### The exercise
Beginning with the first line of the data below, reproduce every line unchanged, ending with the line that holds "BOTTOM = 320".

+ + +

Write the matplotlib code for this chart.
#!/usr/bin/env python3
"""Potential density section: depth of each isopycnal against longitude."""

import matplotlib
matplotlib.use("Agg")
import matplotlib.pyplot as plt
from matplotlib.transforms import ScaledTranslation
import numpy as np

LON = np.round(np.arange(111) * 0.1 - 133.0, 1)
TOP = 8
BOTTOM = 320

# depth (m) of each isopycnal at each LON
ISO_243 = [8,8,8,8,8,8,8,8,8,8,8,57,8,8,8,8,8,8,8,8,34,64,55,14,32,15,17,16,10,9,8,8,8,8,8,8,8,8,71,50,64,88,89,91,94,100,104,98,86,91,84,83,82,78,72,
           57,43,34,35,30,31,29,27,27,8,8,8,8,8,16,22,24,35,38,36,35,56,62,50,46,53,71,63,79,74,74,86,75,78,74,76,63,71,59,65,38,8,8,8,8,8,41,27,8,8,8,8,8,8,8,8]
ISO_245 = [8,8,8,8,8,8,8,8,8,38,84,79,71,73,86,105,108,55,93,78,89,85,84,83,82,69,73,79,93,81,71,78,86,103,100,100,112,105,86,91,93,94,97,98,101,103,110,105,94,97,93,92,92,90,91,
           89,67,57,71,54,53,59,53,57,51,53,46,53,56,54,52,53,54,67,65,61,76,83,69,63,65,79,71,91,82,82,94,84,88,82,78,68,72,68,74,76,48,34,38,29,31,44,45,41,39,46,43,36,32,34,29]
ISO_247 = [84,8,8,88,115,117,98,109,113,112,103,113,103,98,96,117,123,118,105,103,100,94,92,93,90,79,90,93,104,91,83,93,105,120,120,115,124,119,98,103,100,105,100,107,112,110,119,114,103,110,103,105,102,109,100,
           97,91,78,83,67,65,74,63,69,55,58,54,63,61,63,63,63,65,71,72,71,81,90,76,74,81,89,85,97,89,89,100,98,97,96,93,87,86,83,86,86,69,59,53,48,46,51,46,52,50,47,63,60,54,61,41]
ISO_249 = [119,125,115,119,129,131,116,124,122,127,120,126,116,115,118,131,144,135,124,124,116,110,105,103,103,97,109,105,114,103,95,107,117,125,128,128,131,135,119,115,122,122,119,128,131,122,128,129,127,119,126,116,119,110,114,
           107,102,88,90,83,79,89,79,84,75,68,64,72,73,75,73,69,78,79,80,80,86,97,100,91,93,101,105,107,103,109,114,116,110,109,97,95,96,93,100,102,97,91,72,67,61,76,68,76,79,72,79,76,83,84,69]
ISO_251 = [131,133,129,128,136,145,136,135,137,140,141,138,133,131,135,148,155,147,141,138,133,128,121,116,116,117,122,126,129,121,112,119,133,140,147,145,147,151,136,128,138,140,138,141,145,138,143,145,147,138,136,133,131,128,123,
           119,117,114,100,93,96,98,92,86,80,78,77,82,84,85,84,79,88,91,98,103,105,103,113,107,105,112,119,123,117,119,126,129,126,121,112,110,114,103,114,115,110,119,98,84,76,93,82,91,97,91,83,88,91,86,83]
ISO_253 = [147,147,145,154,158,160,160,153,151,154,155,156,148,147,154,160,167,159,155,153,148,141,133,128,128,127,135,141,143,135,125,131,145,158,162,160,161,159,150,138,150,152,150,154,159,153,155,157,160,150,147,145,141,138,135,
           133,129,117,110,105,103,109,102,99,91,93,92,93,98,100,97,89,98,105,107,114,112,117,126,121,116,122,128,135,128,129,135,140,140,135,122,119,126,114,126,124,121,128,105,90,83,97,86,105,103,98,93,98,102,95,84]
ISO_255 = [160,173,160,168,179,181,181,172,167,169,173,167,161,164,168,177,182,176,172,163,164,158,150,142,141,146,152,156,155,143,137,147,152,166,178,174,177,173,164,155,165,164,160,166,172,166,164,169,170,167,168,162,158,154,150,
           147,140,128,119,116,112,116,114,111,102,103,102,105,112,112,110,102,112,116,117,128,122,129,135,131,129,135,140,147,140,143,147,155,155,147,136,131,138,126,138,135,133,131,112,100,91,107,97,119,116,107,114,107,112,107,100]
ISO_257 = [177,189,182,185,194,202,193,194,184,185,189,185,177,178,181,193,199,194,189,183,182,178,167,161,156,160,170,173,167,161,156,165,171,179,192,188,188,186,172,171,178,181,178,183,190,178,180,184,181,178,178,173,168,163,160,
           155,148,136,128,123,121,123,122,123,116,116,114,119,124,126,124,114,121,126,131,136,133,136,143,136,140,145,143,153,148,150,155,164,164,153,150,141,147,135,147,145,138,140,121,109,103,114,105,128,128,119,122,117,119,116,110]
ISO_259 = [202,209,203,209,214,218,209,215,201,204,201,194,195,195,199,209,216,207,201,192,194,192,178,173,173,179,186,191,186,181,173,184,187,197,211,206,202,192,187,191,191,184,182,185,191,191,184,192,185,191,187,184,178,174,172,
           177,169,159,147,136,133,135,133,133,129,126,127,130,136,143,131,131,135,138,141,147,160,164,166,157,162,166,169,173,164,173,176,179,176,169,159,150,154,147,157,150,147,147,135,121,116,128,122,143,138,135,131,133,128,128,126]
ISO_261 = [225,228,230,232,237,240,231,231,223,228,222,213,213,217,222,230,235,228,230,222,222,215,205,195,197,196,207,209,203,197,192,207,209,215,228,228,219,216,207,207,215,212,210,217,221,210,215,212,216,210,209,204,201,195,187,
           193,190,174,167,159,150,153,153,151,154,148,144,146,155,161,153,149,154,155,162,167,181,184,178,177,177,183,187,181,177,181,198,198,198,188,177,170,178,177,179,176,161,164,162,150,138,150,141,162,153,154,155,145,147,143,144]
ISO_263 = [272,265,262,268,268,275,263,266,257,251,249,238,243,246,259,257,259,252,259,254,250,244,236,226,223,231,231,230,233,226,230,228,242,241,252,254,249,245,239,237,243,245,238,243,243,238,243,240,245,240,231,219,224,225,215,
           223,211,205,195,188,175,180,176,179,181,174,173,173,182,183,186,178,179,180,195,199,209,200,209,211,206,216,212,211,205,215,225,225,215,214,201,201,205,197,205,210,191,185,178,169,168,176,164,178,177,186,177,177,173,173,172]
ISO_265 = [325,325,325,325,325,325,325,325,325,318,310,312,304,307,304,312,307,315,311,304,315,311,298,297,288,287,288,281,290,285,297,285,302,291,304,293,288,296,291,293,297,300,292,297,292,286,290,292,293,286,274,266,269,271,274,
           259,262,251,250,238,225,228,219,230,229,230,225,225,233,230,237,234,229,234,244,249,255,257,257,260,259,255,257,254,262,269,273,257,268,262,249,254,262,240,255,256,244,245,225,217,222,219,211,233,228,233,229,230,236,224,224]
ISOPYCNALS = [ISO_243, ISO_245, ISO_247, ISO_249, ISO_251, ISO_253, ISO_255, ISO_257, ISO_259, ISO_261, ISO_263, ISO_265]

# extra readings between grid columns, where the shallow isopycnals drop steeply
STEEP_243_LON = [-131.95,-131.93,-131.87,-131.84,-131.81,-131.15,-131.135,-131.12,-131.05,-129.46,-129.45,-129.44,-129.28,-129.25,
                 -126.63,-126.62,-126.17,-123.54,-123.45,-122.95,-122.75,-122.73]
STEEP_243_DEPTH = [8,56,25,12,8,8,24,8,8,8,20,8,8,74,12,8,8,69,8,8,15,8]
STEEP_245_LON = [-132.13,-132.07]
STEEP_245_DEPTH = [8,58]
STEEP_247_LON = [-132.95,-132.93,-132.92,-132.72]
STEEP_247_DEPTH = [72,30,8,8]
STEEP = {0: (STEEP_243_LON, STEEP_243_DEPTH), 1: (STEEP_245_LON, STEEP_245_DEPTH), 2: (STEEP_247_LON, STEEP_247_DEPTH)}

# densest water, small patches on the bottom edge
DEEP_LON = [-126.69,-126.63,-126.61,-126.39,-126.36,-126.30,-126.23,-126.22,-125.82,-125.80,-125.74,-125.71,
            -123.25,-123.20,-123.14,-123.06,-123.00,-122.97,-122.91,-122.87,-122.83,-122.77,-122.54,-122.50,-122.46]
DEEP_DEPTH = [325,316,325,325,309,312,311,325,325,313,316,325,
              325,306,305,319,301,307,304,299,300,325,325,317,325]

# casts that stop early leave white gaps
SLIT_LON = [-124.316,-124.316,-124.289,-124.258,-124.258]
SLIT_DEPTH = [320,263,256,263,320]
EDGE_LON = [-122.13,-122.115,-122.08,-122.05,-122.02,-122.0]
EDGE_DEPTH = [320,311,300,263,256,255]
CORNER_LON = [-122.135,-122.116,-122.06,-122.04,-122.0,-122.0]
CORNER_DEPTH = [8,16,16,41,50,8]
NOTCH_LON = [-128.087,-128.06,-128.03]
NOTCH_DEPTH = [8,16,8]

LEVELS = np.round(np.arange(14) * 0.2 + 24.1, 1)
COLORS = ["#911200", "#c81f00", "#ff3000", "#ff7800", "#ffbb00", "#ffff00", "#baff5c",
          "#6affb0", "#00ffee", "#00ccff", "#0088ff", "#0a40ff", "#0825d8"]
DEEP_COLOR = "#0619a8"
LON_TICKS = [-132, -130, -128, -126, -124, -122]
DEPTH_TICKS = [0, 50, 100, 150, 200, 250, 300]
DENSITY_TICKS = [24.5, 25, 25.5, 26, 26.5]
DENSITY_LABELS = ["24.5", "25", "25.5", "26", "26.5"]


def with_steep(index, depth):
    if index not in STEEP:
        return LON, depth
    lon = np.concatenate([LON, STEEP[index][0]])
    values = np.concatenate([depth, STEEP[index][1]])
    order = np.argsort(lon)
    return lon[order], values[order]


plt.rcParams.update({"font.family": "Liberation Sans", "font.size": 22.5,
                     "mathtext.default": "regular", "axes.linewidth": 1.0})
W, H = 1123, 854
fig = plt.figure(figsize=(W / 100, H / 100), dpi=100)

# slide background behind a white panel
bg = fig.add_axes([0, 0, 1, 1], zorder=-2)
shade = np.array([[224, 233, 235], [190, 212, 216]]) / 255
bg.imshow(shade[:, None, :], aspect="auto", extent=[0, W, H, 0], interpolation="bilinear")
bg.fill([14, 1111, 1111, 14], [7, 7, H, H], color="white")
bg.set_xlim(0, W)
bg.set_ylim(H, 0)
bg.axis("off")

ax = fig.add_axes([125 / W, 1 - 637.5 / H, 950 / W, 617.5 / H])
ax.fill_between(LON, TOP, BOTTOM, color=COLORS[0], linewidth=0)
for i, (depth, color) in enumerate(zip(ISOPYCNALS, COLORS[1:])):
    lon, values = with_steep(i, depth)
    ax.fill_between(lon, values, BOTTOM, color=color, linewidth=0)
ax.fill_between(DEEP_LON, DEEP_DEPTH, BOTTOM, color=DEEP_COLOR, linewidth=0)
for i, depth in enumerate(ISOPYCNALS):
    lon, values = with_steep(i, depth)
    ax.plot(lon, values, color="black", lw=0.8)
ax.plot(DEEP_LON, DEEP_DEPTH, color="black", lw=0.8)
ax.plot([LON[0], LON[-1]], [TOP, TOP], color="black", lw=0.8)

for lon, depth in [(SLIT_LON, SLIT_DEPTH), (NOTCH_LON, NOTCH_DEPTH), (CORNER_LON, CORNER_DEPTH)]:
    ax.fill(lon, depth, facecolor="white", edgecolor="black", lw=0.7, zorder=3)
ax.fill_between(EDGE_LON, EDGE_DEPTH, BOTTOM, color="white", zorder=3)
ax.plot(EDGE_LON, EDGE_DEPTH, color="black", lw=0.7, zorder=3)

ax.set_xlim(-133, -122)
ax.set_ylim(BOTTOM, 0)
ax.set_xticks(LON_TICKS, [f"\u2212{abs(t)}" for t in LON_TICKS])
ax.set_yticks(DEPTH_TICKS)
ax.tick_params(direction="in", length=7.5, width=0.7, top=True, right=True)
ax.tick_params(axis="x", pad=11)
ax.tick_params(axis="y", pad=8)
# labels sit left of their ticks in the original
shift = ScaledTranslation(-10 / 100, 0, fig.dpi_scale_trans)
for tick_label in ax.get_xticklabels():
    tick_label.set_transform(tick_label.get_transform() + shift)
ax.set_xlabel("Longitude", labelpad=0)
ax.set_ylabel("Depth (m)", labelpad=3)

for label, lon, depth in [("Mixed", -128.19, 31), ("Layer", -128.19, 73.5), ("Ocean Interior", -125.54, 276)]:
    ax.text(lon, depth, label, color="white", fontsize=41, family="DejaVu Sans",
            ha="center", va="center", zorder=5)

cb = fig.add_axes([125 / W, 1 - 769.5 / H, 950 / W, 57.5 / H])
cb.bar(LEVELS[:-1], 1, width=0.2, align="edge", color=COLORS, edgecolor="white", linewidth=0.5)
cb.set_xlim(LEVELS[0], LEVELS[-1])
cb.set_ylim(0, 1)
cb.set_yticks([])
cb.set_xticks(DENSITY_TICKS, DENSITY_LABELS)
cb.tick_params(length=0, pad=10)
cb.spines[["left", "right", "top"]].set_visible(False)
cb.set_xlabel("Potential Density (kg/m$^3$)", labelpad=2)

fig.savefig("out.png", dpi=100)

+ + +

### Reply
Write the matplotlib code for this chart.
#!/usr/bin/env python3
"""Potential density section: depth of each isopycnal against longitude."""

import matplotlib
matplotlib.use("Agg")
import matplotlib.pyplot as plt
from matplotlib.transforms import ScaledTranslation
import numpy as np

LON = np.round(np.arange(111) * 0.1 - 133.0, 1)
TOP = 8
BOTTOM = 320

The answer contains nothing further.